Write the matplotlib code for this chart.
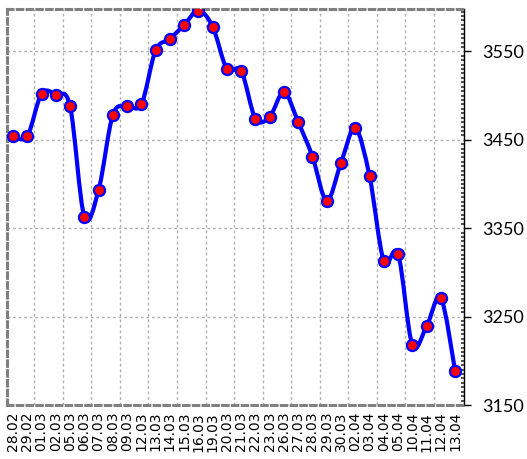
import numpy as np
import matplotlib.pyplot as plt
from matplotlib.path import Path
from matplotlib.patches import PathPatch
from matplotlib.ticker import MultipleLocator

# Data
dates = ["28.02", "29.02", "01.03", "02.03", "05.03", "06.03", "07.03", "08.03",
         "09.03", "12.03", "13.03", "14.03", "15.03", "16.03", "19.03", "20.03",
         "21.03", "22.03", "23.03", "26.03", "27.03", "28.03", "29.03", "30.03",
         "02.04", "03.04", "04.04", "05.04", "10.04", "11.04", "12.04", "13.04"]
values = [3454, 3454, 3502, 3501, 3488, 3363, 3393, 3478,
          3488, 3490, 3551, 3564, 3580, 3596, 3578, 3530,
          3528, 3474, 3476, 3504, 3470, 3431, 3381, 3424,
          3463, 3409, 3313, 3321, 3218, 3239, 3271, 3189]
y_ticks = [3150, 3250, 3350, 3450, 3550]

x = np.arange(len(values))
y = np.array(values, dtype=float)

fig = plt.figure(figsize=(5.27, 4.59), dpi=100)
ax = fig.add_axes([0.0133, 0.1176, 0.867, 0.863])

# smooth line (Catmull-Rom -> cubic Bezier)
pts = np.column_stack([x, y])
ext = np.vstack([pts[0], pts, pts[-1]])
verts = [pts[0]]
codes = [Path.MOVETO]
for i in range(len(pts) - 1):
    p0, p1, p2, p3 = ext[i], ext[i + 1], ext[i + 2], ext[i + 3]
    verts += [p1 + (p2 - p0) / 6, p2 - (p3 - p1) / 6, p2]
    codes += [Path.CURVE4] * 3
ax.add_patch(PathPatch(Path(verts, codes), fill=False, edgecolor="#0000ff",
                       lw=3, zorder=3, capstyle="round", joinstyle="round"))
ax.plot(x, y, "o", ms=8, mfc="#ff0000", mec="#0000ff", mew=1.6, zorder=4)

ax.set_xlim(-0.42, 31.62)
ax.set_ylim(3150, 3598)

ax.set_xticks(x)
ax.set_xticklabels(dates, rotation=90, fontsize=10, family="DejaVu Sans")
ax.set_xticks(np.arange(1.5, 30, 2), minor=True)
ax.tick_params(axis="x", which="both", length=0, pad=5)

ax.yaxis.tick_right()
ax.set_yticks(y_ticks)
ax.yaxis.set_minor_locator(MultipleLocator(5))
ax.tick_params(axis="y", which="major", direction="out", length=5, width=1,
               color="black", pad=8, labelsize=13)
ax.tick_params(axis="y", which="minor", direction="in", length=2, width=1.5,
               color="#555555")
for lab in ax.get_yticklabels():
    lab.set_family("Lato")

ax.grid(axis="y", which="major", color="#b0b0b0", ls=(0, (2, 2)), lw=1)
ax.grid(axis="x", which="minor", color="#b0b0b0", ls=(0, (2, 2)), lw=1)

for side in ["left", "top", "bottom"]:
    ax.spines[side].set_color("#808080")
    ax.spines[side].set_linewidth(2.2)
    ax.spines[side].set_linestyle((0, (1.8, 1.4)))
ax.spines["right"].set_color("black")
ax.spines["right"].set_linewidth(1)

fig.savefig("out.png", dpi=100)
□ □ □ □ □
PROBLEM REQUIREMENTS
Copy out every line holding the string "matplotlib".

FULL OUTPUT
Write the matplotlib code for this chart.
import matplotlib.pyplot as plt
from matplotlib.path import Path
from matplotlib.patches import PathPatch
from matplotlib.ticker import MultipleLocator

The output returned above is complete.